As Tom Jackson, Lead Software Engineer of Nordstrom described in his excellent Container World talk, slow mount-times are just one problem. The other, more serious issue is that EBS volumes can frequently get stuck in an “attaching” state. A cursory Google search for stuck EBS volumes reveals many have this same problem. The terrible consequence of stuck EBS volumes is a host reboot, so now that “lightweight container that spins up in milliseconds” is going to take five minutes or more to come online.
That is not the agility we were promised.
In addition, if an EC2 instance dies with a volume attached to it, similar bad things can happen, and they most often result in a time-consuming host reboot.
2. Slow Failover Means No High Availability
Clearly, a model of one EBS volume per stateful container comes with a startup penalty. What does this penalty mean for failover when using EBS with a volume driver? Let’s look at what happens if we use Kubernetes to failover a stateful container backed onto an EBS volume via an EBS volume driver.
Because we are enforcing a one-to-one relationship between our EBS drives and containers (so we get automatic failover), we trigger the following error-prone sequence of events every time the container moves:
- The EBS volume detaches from the unresponsive EC2 instance.
- The EBS volume attaches to the new node.
- The EBS volume mounts to the new container.
Each of these steps requires a combination of either an API call to the AWS servers and/or running commands as root on a node.
A variety of problems can occur when these events happen:
- The API call to AWS fails (for some spurious reason).
- The EBS drive cannot be unmounted or detached from the old node (for some spurious reason).
- The new node already has too many EBS drives attached.
- The new node has run out of mount points.
In the best cases, we’re looking at failover taking several minutes. In the worst cases, we’re looking at 10 minutes or so of downtime just to move a stateful container. That is not high availability (HA).
In addition, even if we are OK with waiting 10 minutes for a failover, volumes cannot be moved across Availability Zones, making this approach to HA a non-starter for non-trivial applications.
3. Poor I/O, Unless You Want to Spend a Lot
Let’s say you don’t care about mount times, and HA is not a requirement for your app. What about performance? It is well known that in addition to being a single point of failure, SANs cannot provide the I/O and throughput performance of direct-attached storage. Cassandra expert DataStax have a great article outlining the limitations of network attached storage such as EBS for this particular application, but the problem is bigger than just Cassandra. Yes, EBS offers dedicated IOPS options, but these are very costly, you will still suffer the container startup penalty and as a result have to forego HA. It is cheaper to use a storage-optimized EC2-instance server with local storage spaces direct (SSD), rather than paying extra for dedicated IOPS on Amazon’s EBS.
4. Volume Orchestration via a Storage Connector is Fragile
So far, we’ve focused only on the limitations of EBS itself. However, there is another problem related to how a containerized application manages EBS. When we run a containerized application, the scheduler– Kubernetes, Swarm, DCOS – interacts with volume plugin managers or a connector to create/mount/unmount/delete volumes. Examples of connectors include the native EBS driver for Kubernetes and Docker, Flocker, or RexRay from EMC.

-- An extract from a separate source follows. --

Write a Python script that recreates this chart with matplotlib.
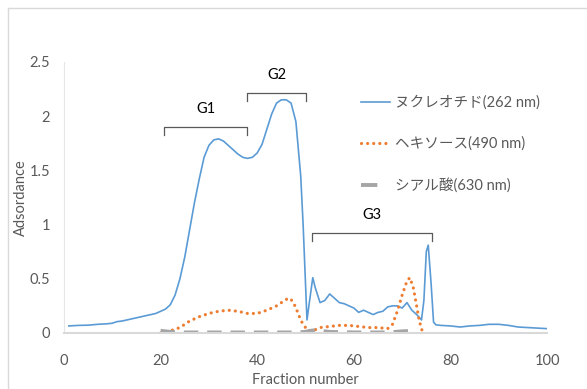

These connectors manage the usage and association of containers to volumes. When containers are brought up, schedulers make a request to the volume manager to mount the volume; when containers go away, their requested volume be unmounted. This is not foolproof, mainly because volume managers are typically external processes (or containers) and the interaction between the schedulers and volume managers is loosely coupled. This means that it is possible to “lose” an unmount request that causes undesirable side effects.
For example, because a block device can be only attached to one device at any given point, the container cannot be spun up on any other node. Thi, in turn, implies service/data unavailability.
Unfortunately, this problem cannot be solved with volume managers that deal with EBS. The problem lies in the way storage is exported — via iSCSI, network block device (NBD) or any other mechanism that comes off the network. If an unmount request is lost, the volume plugin manager incorrectly thinks the block device is in use, and the storage provider cannot determine if it actually is in use.
Systems that do not rely on a connector, on the other hand, can always determine if the volume is in use or not because they know if any process has the block device open.
Amazon has done more to change enterprise IT for the better than any other company in the last 20 years; it has created nothing short of a revolution. But when it comes to the persistence layer for Docker containers, EBS leaves a lot to be desired. Clearly, from a startup time, HA, performance and reliability perspective, running Dockerized applications on EBS leaves a lot to be desired. Just as importantly, EBS does not provide important container data services that modern applications require such as cross-AZ (availability zone) failover, cross-cloud migration, offsite backups and container granular encryption. EBS is simply a storage solution, not a data services platform built for DevOps. As you evaluate your next stateful container project, I encourage you to ask, “Do I really want to settle for EBS?”